Die Regierungsbildung auf Landes- und Bundesebene stellt sich immer häufiger als schwierig heraus. Verluste von Volksparteien führen zur Notwendigkeit von Koalitionen aus drei Parteien oder zu einer Großen Koalition. Programmatische Unterschiede erschweren die Sondierungsgespräche und lassen diese scheitern oder führen zu Regierungskrisen.

 

Es wird Zeit, dass die deutsche Politik umdenkt. Minderheitsregierungen sind die Lösung.

 

Gegen die politische Kultur in Deutschland

In Deutschland wurden sie bisher immer vermieden. Notmaßnahmen sind Große- und Dreier-Koalitionen. Minderheitsregierungen entsprechen nicht der politischen Kultur. Eine mehrheitslose Regierung wirkt zunächst abschreckend. Sie scheint instabil und hat eine geringere demokratische Legitimität, da sie nicht die Mehrheit der Bürger*innen hinter sich vereint.

 

Außerdem ist die Handlungsfähigkeit der Regierung eingeschränkt. Gesetze werden langsamer umgesetzt, da sich die Regierung die Mehrheit dafür im jeweiligen Parlament zusammensuchen muss. Auch die Opposition verliert „harten Kanten“. Man kann nicht nur auf seiner Meinung beharren. Kompromisse sind notwendig.

 

Chance für die repräsentativen Demokratie

Darin zeigt sich aber auch die Stärke einer Minderheitsregierung. Die Demokratie wird gestärkt. Diskussionen in Parlamenten gewinnen an Bedeutung. Eine neue Debattenkultur, bei der die Teilnehmer*innen nicht auf ihrer Wahrheit beharren können, entsteht. Die Regierung kann nicht einfach Gesetze durchboxen, ohne Kritik  berücksichtigen zu müssen.

 

Die Zusammenarbeit verlagert sich somit von einer normativ verpflichtenden Kooperation innerhalb der Regierung zu themenorientierten Allianzen.
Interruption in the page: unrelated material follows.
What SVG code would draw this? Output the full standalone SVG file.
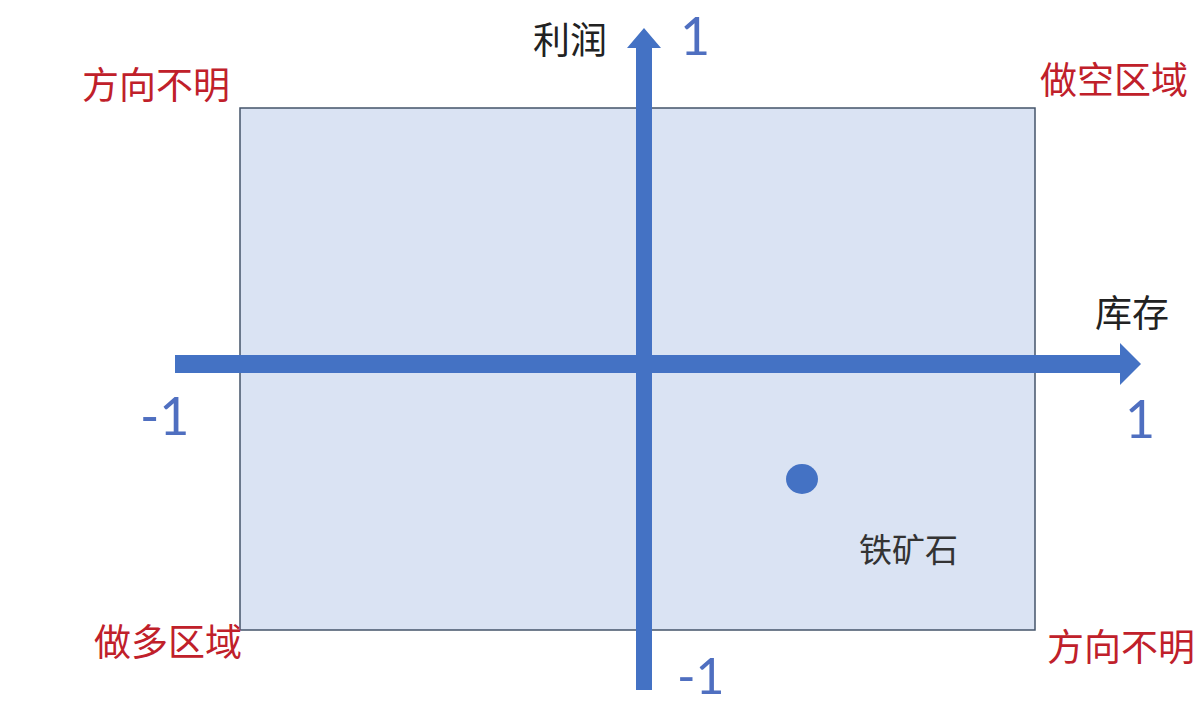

Parteien können demnach ihrem Programm treu bleiben, da sie nur kurzzeitig und sachorientiert kooperieren, statt große Teile ihres Programms in den Sondierungsgesprächen aufzugeben. Die Regierungen selbst sind sich dann inhaltlich und ideologisch deutlich näher. Auf diese Weise werden Regierungskrisen aufgrund von inhaltlichen Streitigkeiten der Koalitionspartner weitestgehend vermieden.

 

Das Repräsentationsprinzip ist ebenfalls gestärkt. Parteien können ihre Wähler*innen inhaltlich besser vertreten.

 

Mangelnde Stabilität?

Obwohl die Regierung keine Mehrheit hat, ist sie doch weitestgehend vor einem Sturz durch die Opposition geschützt. Durch das konstruktive Misstrauensvotum muss die Opposition gleichzeitig auch eine*n neue*n Kanzler*in wählen. Das ist aufgrund der Polarisierung der Opposition und deren Unterschiede sehr unwahrscheinlich.

 

Minderheitsregierungen sind aufgrund der genannten Aspekte ein Mittel gegen Politikverdrossenheit. Das Interesse an Politik kann durch die gesteigerte Bedeutung von Diskussionen gesteigert werden. Ein tatsächlicher Politikwechsel ist dadurch wahrscheinlicher, so dass die Glaubwürdigkeit der Politik steigt.